Collected data:
[BEGIN]

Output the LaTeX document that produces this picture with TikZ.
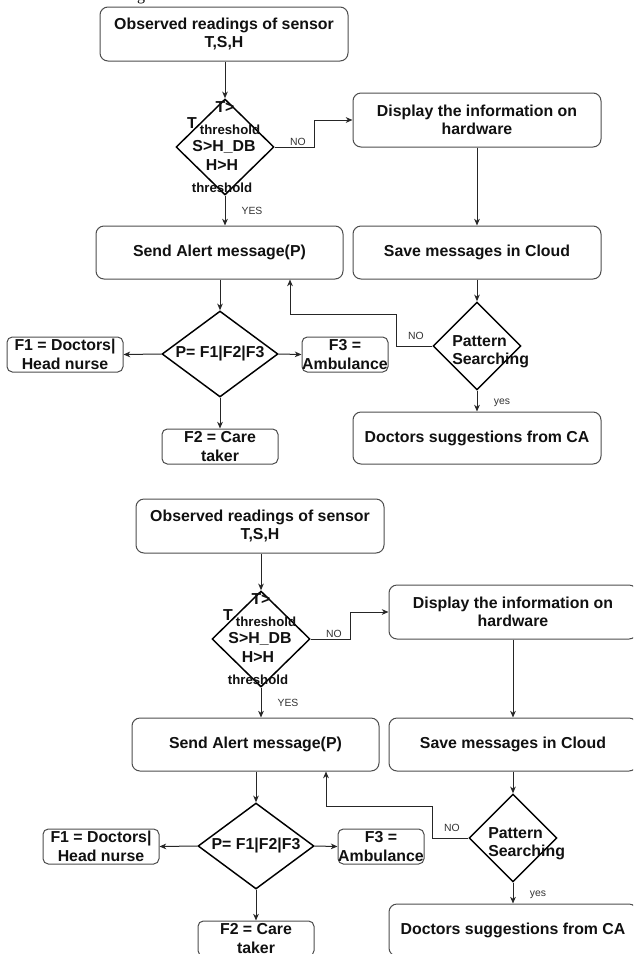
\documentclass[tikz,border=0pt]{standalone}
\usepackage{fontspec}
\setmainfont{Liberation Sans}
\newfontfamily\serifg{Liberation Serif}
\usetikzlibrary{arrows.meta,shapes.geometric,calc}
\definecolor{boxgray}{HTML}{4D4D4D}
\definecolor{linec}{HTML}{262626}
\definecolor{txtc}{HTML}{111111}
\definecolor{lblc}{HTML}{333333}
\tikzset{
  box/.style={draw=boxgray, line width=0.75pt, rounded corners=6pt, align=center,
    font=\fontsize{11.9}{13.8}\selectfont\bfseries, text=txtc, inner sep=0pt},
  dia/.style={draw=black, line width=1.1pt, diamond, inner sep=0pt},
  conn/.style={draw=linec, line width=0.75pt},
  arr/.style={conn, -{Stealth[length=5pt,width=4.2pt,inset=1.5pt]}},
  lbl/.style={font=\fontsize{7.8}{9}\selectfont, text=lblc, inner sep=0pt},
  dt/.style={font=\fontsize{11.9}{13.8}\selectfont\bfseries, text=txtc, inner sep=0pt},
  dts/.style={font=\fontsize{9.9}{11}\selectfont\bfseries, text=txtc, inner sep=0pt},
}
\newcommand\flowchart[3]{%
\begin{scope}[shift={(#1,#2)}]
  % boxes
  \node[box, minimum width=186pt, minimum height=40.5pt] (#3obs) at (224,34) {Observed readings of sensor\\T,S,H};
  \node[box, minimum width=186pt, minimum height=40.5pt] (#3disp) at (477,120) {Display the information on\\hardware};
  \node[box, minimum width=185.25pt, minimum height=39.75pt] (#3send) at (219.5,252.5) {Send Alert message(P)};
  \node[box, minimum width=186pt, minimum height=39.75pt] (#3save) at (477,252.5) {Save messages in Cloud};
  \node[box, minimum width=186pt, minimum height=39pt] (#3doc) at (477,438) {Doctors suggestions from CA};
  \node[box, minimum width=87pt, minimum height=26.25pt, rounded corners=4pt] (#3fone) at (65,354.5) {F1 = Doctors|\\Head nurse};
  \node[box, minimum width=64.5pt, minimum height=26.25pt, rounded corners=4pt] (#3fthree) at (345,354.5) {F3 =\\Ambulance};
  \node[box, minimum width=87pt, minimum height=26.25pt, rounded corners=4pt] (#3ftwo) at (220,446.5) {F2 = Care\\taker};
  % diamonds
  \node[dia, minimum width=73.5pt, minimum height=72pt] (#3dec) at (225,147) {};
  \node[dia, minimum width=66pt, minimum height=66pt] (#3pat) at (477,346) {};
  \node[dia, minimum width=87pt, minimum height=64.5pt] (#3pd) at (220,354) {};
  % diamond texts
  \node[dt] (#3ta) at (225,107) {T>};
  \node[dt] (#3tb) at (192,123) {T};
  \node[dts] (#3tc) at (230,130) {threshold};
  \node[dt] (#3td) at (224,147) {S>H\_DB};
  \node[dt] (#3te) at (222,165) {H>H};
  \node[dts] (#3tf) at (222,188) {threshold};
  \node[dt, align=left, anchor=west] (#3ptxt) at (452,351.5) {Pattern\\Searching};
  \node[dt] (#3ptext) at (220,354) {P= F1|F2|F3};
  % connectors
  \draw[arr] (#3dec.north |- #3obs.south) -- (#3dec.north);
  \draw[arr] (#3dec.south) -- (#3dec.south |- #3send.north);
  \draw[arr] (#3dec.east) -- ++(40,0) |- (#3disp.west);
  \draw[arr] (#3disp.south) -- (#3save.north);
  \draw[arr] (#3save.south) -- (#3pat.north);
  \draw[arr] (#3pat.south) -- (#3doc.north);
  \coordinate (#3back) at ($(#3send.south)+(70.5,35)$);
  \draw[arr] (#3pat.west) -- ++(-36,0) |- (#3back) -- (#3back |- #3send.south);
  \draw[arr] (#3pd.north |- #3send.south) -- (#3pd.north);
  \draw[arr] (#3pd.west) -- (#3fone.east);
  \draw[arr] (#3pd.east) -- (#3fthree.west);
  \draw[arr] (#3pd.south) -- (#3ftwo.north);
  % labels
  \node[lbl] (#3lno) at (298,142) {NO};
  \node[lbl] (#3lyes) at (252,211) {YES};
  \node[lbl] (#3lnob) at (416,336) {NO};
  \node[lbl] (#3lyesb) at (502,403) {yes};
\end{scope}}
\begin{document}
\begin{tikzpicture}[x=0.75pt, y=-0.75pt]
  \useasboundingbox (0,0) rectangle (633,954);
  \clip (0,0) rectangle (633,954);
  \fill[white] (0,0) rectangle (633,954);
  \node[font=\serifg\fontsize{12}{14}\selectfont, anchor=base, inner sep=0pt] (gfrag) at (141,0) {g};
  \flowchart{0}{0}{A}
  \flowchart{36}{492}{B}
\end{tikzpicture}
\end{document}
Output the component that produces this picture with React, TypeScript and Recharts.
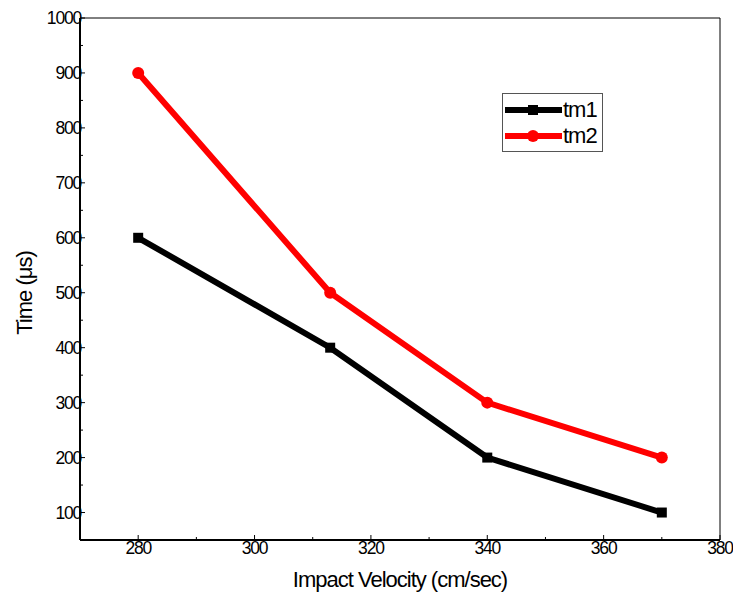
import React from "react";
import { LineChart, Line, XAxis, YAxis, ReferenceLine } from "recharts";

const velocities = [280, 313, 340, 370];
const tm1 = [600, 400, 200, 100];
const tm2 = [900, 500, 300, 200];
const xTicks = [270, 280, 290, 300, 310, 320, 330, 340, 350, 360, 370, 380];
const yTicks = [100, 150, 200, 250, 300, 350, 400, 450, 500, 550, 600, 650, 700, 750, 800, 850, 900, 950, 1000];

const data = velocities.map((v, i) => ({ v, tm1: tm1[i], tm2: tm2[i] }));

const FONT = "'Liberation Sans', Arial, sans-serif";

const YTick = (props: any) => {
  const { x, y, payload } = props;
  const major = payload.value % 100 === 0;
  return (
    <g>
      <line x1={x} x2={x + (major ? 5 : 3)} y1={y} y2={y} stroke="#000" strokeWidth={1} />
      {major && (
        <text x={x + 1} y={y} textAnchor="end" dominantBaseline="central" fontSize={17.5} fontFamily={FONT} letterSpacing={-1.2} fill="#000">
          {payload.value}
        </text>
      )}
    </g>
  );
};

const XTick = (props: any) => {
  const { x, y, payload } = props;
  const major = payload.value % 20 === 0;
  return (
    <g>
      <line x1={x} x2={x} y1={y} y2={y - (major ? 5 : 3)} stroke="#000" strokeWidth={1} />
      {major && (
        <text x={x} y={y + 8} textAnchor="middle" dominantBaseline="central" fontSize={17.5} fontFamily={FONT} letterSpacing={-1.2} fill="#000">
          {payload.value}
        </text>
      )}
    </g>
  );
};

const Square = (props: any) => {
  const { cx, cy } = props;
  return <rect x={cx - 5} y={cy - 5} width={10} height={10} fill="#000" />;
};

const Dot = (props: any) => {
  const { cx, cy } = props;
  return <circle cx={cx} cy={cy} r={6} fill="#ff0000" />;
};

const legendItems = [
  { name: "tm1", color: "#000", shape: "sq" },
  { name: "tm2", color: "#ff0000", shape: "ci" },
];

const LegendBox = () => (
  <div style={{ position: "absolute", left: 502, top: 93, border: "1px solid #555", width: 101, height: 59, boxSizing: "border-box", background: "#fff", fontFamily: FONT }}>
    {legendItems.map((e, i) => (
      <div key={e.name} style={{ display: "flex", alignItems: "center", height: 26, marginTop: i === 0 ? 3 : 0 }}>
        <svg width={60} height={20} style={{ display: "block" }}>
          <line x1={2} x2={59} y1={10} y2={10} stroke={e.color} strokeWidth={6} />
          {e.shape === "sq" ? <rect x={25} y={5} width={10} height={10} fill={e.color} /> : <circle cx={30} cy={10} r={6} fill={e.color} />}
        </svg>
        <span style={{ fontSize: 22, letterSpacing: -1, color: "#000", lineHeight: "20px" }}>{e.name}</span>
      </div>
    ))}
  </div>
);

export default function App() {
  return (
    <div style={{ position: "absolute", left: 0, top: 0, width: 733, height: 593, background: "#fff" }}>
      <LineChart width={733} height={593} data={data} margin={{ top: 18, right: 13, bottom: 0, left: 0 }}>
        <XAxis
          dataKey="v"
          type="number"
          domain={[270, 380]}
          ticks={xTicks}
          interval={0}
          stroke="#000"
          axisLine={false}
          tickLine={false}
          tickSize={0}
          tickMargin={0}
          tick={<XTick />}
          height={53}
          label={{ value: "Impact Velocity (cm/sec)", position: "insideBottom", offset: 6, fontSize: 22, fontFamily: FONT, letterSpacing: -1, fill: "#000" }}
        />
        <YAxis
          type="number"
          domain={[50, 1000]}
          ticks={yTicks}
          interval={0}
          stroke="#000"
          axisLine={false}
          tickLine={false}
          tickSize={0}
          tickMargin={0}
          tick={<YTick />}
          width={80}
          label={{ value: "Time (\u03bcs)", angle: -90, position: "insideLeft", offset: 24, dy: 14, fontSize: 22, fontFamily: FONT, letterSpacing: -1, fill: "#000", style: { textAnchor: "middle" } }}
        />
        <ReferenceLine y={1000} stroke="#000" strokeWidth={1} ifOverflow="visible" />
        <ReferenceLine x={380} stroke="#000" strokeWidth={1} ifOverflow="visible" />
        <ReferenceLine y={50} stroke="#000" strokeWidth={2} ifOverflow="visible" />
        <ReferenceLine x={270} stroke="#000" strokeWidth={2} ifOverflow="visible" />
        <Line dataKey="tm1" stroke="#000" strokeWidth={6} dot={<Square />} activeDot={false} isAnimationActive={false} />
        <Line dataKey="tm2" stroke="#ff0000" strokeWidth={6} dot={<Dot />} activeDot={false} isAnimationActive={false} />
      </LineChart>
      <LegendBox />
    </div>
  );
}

[END]

WHAT YOU SHOULD DO:
Choose all lines containing the string "produces" and copy them out.

TASK RESPONSE:
Output the LaTeX document that produces this picture with TikZ.
Output the component that produces this picture with React, TypeScript and Recharts.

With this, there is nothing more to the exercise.